Where a line contains the word "with", copy that line in full.

___ Exercise materials ___

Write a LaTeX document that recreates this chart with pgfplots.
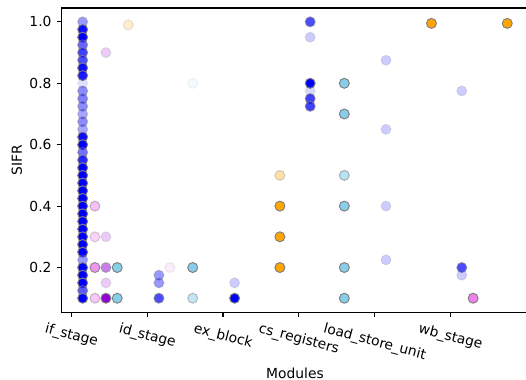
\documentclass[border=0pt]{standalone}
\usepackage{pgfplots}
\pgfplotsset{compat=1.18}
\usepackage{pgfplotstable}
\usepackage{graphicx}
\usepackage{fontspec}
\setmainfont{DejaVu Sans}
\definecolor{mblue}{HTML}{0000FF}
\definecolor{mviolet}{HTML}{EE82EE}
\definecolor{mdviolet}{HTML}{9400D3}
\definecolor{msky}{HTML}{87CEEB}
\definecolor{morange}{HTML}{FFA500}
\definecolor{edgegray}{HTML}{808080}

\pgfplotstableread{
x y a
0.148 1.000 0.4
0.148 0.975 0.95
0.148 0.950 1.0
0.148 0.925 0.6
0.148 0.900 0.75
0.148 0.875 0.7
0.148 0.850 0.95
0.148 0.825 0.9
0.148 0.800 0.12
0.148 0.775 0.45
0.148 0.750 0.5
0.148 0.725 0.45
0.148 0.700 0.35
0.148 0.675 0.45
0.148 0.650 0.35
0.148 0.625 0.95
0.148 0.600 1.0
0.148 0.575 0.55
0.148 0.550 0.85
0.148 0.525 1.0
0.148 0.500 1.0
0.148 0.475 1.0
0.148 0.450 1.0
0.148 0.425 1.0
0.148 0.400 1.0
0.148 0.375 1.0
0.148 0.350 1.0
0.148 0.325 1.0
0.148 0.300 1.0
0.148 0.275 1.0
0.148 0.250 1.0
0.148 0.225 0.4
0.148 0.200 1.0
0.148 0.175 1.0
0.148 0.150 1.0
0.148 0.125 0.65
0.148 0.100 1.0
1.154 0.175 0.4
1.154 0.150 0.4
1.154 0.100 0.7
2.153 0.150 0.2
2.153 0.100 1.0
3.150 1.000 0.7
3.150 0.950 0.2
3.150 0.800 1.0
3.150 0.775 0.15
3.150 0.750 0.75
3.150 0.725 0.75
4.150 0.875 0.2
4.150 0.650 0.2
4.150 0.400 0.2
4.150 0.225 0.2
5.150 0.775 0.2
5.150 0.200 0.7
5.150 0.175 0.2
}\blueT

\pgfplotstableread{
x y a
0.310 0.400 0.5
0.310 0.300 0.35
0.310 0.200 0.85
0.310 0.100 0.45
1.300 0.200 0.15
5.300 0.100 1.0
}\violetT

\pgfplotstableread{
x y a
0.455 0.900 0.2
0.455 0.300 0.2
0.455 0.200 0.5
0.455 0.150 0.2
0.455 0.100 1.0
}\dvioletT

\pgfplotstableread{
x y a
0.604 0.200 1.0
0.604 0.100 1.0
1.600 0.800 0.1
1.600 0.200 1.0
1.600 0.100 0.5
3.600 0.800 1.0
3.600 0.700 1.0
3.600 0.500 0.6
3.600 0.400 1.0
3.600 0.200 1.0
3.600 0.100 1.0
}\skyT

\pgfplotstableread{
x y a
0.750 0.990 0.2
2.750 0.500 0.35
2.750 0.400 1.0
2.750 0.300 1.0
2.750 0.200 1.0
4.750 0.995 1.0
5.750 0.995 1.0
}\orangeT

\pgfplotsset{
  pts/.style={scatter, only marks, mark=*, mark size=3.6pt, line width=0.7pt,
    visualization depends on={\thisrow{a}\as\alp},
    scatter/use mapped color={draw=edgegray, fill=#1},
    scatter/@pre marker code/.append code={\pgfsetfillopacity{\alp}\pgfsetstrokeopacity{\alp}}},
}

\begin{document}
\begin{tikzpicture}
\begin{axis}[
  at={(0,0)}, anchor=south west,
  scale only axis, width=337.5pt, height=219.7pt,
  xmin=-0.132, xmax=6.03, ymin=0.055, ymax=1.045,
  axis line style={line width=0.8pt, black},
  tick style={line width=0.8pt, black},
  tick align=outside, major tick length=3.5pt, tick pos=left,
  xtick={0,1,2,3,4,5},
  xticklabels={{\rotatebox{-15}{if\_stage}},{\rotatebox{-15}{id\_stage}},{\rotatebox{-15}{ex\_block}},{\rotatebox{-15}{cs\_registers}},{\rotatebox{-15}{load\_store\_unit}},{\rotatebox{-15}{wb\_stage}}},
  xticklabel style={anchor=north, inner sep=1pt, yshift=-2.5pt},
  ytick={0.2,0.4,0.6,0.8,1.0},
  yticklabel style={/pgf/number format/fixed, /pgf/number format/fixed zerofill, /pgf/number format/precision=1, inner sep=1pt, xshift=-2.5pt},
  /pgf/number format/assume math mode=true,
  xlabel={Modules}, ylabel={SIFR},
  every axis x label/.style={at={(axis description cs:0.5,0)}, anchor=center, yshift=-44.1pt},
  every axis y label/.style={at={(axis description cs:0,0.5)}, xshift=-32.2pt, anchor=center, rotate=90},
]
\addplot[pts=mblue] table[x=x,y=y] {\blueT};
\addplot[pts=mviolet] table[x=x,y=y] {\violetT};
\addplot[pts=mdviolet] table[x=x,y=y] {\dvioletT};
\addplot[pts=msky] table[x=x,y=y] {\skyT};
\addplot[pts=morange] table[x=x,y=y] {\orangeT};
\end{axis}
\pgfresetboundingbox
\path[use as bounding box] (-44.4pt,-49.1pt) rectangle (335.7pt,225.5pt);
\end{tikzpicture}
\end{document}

___
___ Exercise materials ___

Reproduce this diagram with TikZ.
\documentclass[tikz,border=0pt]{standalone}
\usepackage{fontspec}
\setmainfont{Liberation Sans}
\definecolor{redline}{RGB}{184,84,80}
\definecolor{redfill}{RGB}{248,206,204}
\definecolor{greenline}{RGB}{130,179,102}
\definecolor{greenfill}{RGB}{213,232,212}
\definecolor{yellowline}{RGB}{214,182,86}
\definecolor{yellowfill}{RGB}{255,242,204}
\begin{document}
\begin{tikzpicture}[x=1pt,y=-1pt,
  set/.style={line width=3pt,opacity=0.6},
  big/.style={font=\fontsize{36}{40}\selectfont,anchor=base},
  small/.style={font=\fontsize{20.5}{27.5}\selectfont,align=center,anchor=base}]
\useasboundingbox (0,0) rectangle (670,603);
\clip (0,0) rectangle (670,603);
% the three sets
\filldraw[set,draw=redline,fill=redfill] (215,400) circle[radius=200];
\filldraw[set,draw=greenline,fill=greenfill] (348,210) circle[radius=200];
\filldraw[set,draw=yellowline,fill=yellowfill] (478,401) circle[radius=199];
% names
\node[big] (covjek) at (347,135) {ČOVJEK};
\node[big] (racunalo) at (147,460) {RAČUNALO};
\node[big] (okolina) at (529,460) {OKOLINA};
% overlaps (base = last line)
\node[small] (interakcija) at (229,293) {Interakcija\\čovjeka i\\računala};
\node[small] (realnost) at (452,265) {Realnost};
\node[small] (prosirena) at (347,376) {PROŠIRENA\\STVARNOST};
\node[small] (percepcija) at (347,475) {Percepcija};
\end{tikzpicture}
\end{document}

___

• **Result**:
Write a LaTeX document that recreates this chart with pgfplots.
Reproduce this diagram with TikZ.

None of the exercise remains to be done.